Filho de usineiros de açúcar,
Zenóbio de Miranda Pinto nasceu em Campos, Estado do Rio de Janeiro, onde viveu
até os 12 anos de idade, quando decidiu mudar-se. Passando por Niterói, aportou
de barcas ao cais da Cantareira, antes de chegar ao Rio de Janeiro. Sem
recursos financeiros, fez pequenos trabalhos em troca de alimento e abrigo.
Nessa fase, chegou à Praça XV para, logo depois, ajeitar-se como auxiliar de um
português que detinha um comércio varejista abastecido por tropeiros.
Num dia de descanso decidiu ir à
estação da antiga Estrada de Ferro Central do Brasil (EFCB) para ver o
movimento do mais usual meio de transporte de passageiros da época.

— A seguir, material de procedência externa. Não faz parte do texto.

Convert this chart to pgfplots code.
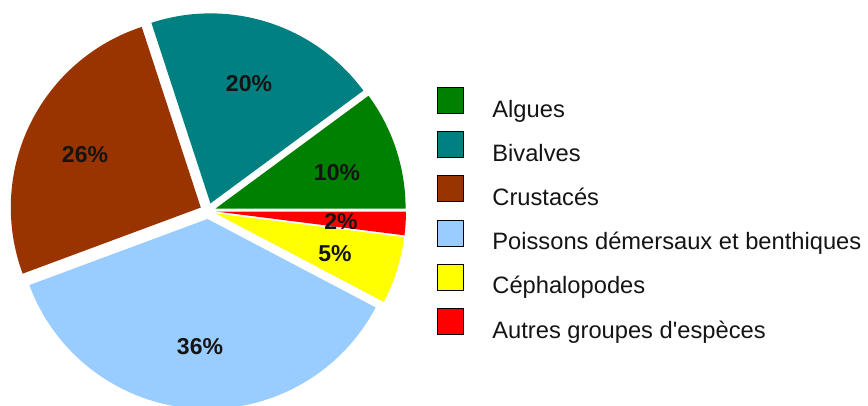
\documentclass[border=0pt]{standalone}
\usepackage{pgfplots}
\pgfplotsset{compat=1.18}
\usepackage{pgfplotstable}
\usetikzlibrary{calc}
\usepackage{fontspec}
\setmainfont{Liberation Sans}
\definecolor{cAlg}{RGB}{0,128,0}
\definecolor{cBiv}{RGB}{0,128,128}
\definecolor{cCru}{RGB}{153,51,0}
\definecolor{cPoi}{RGB}{153,204,255}
\definecolor{cCep}{RGB}{255,255,0}
\definecolor{cAut}{RGB}{255,0,0}
\definecolor{txt}{RGB}{20,20,20}
% share of each group (percent), drawn counter-clockwise from 3 o'clock
\pgfplotstableread{
val col
10.1 cAlg
19.9 cBiv
25.6 cCru
36.6 cPoi
5.7 cCep
2.0 cAut
}\piedata
\begin{document}
\begin{tikzpicture}
\begin{axis}[
  x=1bp, y=1bp,
  xmin=0, xmax=868, ymin=0, ymax=406,
  hide axis, clip=true,
  legend cell align=left,
  legend image code/.code={\fill[#1] (0bp,-2bp) rectangle (26bp,24bp);},
  legend style={
    at={(axis cs:437,319)}, anchor=north west,
    draw=none, fill=none, inner sep=0pt, outer sep=0pt,
    font=\fontsize{23.7bp}{27bp}\selectfont, text=txt,
    row sep=9bp,
    nodes={inner sep=0pt, text height=17bp, text depth=5bp},
    /tikz/every odd column/.append style={column sep=29bp},
  },
]
\addlegendimage{fill=cAlg}\addlegendentry{Algues}
\addlegendimage{fill=cBiv}\addlegendentry{Bivalves}
\addlegendimage{fill=cCru}\addlegendentry{Crustacés}
\addlegendimage{fill=cPoi}\addlegendentry{Poissons démersaux et benthiques}
\addlegendimage{fill=cCep}\addlegendentry{Céphalopodes}
\addlegendimage{fill=cAut}\addlegendentry{Autres groupes d\textquotesingle espèces}
\pgfplotsextra{
  \def\tot{99.9}
  \xdef\startang{0}
  \foreach \i in {0,...,5}{
    \pgfplotstablegetelem{\i}{val}\of\piedata \let\v\pgfplotsretval
    \pgfplotstablegetelem{\i}{col}\of\piedata \let\c\pgfplotsretval
    \pgfmathsetmacro\endang{\startang+\v/\tot*360}
    \pgfmathsetmacro\midang{(\startang+\endang)/2}
    \fill[\c] ($(axis cs:208,195)+(\midang:8bp)$) -- ++(\startang:190bp)
      arc[start angle=\startang, end angle=\endang, radius=190bp] -- cycle;
    \xdef\startang{\endang}
  }
  \begingroup
  \fontsize{23bp}{27bp}\selectfont\bfseries
  \node[text=txt] at (axis cs:249,322) {20\%};
  \node[text=txt] at (axis cs:85,251) {26\%};
  \node[text=txt] at (axis cs:337,233) {10\%};
  \node[text=txt] at (axis cs:341,184) {2\%};
  \node[text=txt] at (axis cs:335,152) {5\%};
  \node[text=txt] at (axis cs:200,59) {36\%};
  \endgroup
}
\end{axis}
\pgfresetboundingbox
\path (0,0) rectangle (868bp,406bp);
\end{tikzpicture}
\end{document}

Lá,
afeiçoou-se a um dos conferentes da ferrovia, depois de encantar-se com as comunicações
em código Morse. Valorizado, o conferente interessou-se pelo jovem e
forneceu-lhe informações do uso da telegrafia, passando a Zenóbio uma cópia do
alfabeto Morse.
No domingo seguinte, lá estava
ele na ferrovia, de novo. Tinha memorizado o alfabeto Morse e, naquele momento,
experimentava o manipulador de transmissão de sinais, bem como a leitura da
fita que vertia com a comunicação reversa. O conferente tinha o teatro como
hobby e convidou o novo amigo para enturmar-se, tendo este entrado como
coadjuvante e logo, logo, se transformado em opção como ator. Ali, viria a ter
contato com o Grêmio Literário Recreativo Leopoldo Machado e o ideário do
Consolador. Conhecera o próprio Leopoldo Machado, a quem coube fazer chegar-lhe
às mãos as obras da Codificação, que ele lera como se tudo já conhecesse.
Com apoio do conferente e
estímulo do comerciante português que muito o admirava, ingressou na EFCB como
extranumerário, trabalhando apenas quando faltava algum dos titulares. Logo se
firmaria e, com isso, teria início a tarefa do bandeirante da Doutrina dos
Espíritos. Depois de trabalhar em várias estações da ferrovia, acabou vindo
para Minas Gerais, onde grandes frentes de trabalho o aguardavam.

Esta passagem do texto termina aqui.